Legenda: Parada em implantação na Av. Senador Vergueiro: futuro corredor de ônibus de São Bernardo do Campo é muito tímido em infraestrutura e notadamente limitado em capacidade

Num mundo ideal, os municípios do Grande ABC poderiam ter aproveitado o regime de consórcio para implantar um sistema único, uniforme e de qualidade, que inclusive poderia contribuir para racionalizar imensamente o papel da EMTU, estimulando outro arranjo, com esta servindo basicamente para as ligações para outras regiões da metrópole (notadamente a capital paulista e o Alto Tietê) e construção de infraestrutura de interesse metropolitano (como foi o caso do Corredor Metropolitano ABD no passado).

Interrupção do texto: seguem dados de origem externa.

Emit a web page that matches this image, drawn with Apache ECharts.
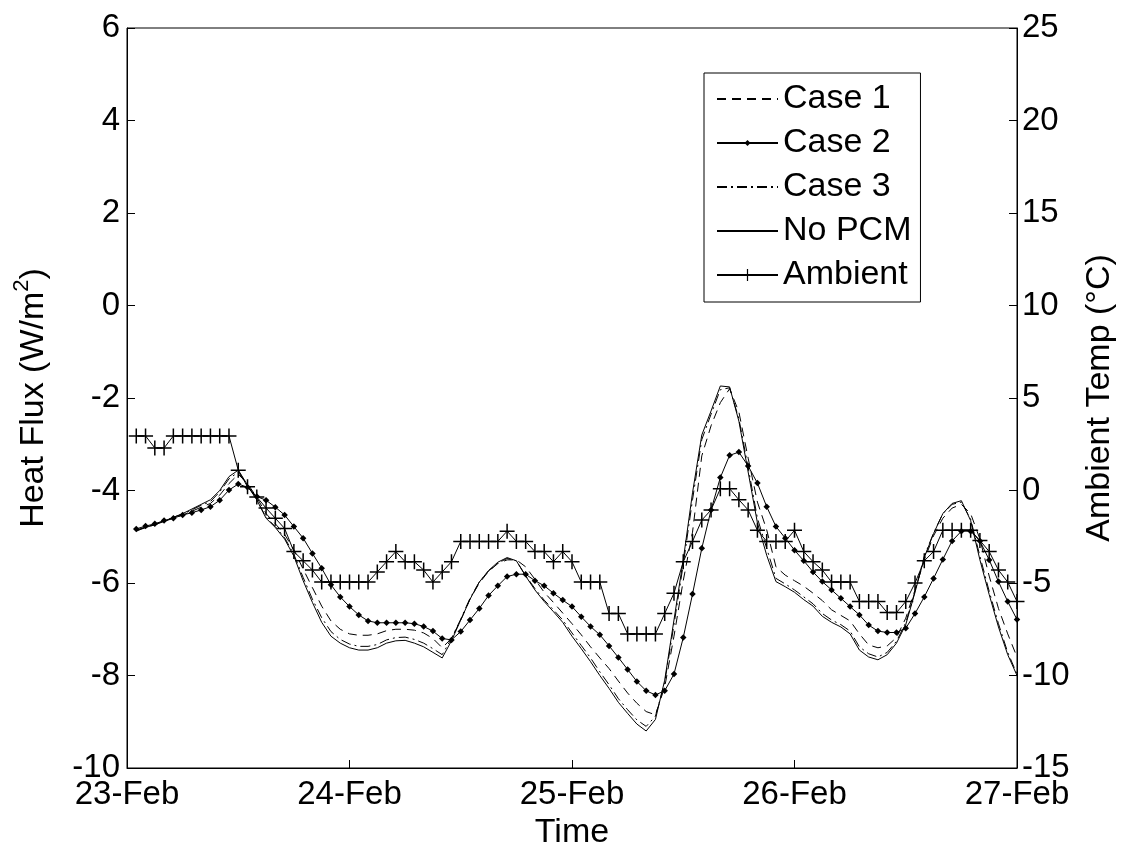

O governo estadual, inclusive, poderia fazer parte do consórcio.


Conclusão

Faz pouco sentido se opor à Linha 18-Bronze. A estrutura em elevado tem potencial de causar menos impacto, se comparada com o elevado do Expresso Tiradentes ou outros elevados tradicionais encontrados no sistema metroferroviário, como o da Linha 5-Lilás (Capão Redondo-Chácara Klabin) na Zona Sul da capital.

O governo não precisa repetir os erros da Linha 15-Prata (monotrilho recém-concessionado à CCR, que atualmente circula entre as estações Vila Prudente e Vila União), podendo acertar no projeto paisagístico e no diálogo com os municípios para que estes compreendam e pactuem transformações importantes para aumento da resiliência ao longo das várzeas, evitando a repetição das cenas que marcaram o mês de março de 2019.

Encerramos dizendo que a concessionária VemABC segue reiterando a disposição em seguir com os planos originais (vide notícia de 2017 e de 2019) e que, além disso, no final de 2018, os prefeitos de São Bernardo Campo e Santo André expressaram desejo de que o governo estadual se comprometa a iniciar as obras.